**Instructions for the task**
Skip the pictures. Transcribe the rest of the data below without changing a word.
** Start of Data records **
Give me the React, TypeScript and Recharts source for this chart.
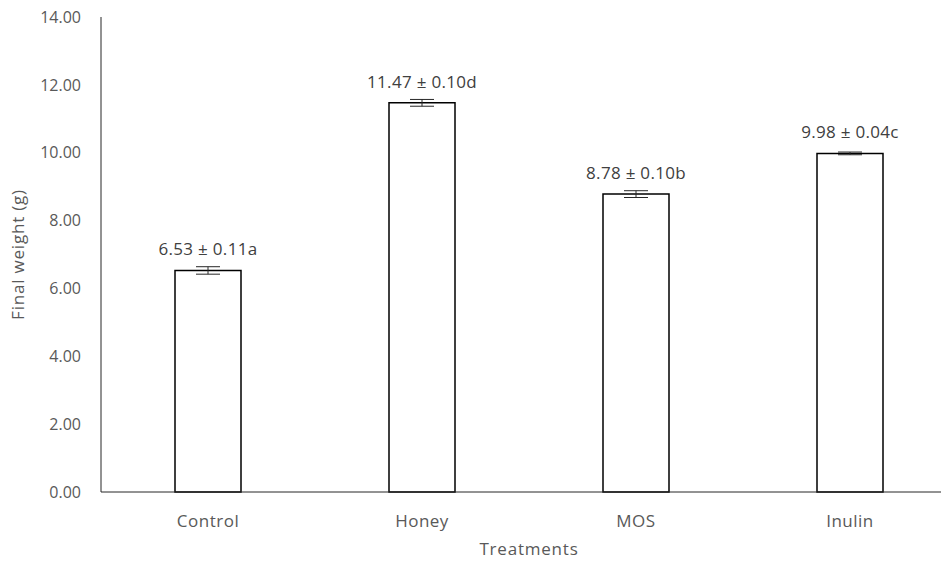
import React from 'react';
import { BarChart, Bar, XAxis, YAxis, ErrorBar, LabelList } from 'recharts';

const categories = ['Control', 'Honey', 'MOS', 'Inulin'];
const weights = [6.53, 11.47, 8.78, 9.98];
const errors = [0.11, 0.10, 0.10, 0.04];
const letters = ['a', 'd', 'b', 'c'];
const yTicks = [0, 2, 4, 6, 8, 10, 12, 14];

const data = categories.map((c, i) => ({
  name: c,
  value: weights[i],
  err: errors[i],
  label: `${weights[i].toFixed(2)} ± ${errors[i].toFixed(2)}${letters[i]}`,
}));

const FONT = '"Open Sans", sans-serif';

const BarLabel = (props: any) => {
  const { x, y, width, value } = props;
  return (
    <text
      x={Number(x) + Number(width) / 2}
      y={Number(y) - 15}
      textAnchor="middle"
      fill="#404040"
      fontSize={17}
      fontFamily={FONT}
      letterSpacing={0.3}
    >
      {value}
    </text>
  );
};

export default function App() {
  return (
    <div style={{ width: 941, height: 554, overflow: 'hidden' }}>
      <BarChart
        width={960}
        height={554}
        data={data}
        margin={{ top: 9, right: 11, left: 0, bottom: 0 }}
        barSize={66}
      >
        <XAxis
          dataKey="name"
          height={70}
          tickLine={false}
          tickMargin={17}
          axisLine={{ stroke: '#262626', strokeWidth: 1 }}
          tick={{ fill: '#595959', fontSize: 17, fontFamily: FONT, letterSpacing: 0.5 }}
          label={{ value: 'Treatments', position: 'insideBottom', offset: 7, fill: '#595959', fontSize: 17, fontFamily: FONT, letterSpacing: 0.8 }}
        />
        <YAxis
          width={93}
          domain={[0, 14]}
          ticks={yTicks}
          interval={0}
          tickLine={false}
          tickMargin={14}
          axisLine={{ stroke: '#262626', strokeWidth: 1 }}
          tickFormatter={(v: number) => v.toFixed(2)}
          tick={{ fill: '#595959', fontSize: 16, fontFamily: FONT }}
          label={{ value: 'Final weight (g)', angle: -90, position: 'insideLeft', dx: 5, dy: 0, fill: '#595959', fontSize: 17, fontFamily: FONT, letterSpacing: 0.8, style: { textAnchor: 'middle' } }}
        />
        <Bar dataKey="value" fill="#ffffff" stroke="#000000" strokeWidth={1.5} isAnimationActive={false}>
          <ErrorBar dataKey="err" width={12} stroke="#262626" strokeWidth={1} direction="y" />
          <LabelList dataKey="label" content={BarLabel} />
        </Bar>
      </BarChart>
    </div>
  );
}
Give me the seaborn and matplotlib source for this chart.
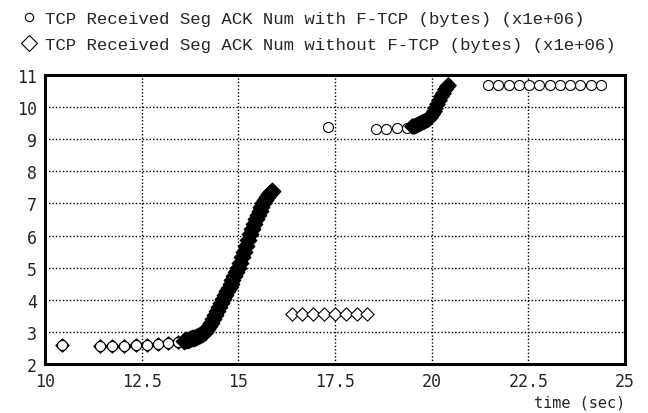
** End of Data records **
**Correct response**
Give me the React, TypeScript and Recharts source for this chart.
import React from 'react';
import { BarChart, Bar, XAxis, YAxis, ErrorBar, LabelList } from 'recharts';

const categories = ['Control', 'Honey', 'MOS', 'Inulin'];
const weights = [6.53, 11.47, 8.78, 9.98];
const errors = [0.11, 0.10, 0.10, 0.04];
const letters = ['a', 'd', 'b', 'c'];
const yTicks = [0, 2, 4, 6, 8, 10, 12, 14];

const data = categories.map((c, i) => ({
  name: c,
  value: weights[i],
  err: errors[i],
  label: `${weights[i].toFixed(2)} ± ${errors[i].toFixed(2)}${letters[i]}`,
}));

const FONT = '"Open Sans", sans-serif';

const BarLabel = (props: any) => {
  const { x, y, width, value } = props;
  return (
    <text
      x={Number(x) + Number(width) / 2}
      y={Number(y) - 15}
      textAnchor="middle"
      fill="#404040"
      fontSize={17}
      fontFamily={FONT}
      letterSpacing={0.3}
    >
      {value}
    </text>
  );
};

export default function App() {
  return (
    <div style={{ width: 941, height: 554, overflow: 'hidden' }}>
      <BarChart
        width={960}
        height={554}
        data={data}
        margin={{ top: 9, right: 11, left: 0, bottom: 0 }}
        barSize={66}
      >
        <XAxis
          dataKey="name"
          height={70}
          tickLine={false}
          tickMargin={17}
          axisLine={{ stroke: '#262626', strokeWidth: 1 }}
          tick={{ fill: '#595959', fontSize: 17, fontFamily: FONT, letterSpacing: 0.5 }}
          label={{ value: 'Treatments', position: 'insideBottom', offset: 7, fill: '#595959', fontSize: 17, fontFamily: FONT, letterSpacing: 0.8 }}
        />
        <YAxis
          width={93}
          domain={[0, 14]}
          ticks={yTicks}
          interval={0}
          tickLine={false}
          tickMargin={14}
          axisLine={{ stroke: '#262626', strokeWidth: 1 }}
          tickFormatter={(v: number) => v.toFixed(2)}
          tick={{ fill: '#595959', fontSize: 16, fontFamily: FONT }}
          label={{ value: 'Final weight (g)', angle: -90, position: 'insideLeft', dx: 5, dy: 0, fill: '#595959', fontSize: 17, fontFamily: FONT, letterSpacing: 0.8, style: { textAnchor: 'middle' } }}
        />
        <Bar dataKey="value" fill="#ffffff" stroke="#000000" strokeWidth={1.5} isAnimationActive={false}>
          <ErrorBar dataKey="err" width={12} stroke="#262626" strokeWidth={1} direction="y" />
          <LabelList dataKey="label" content={BarLabel} />
        </Bar>
      </BarChart>
    </div>
  );
}
Give me the seaborn and matplotlib source for this chart.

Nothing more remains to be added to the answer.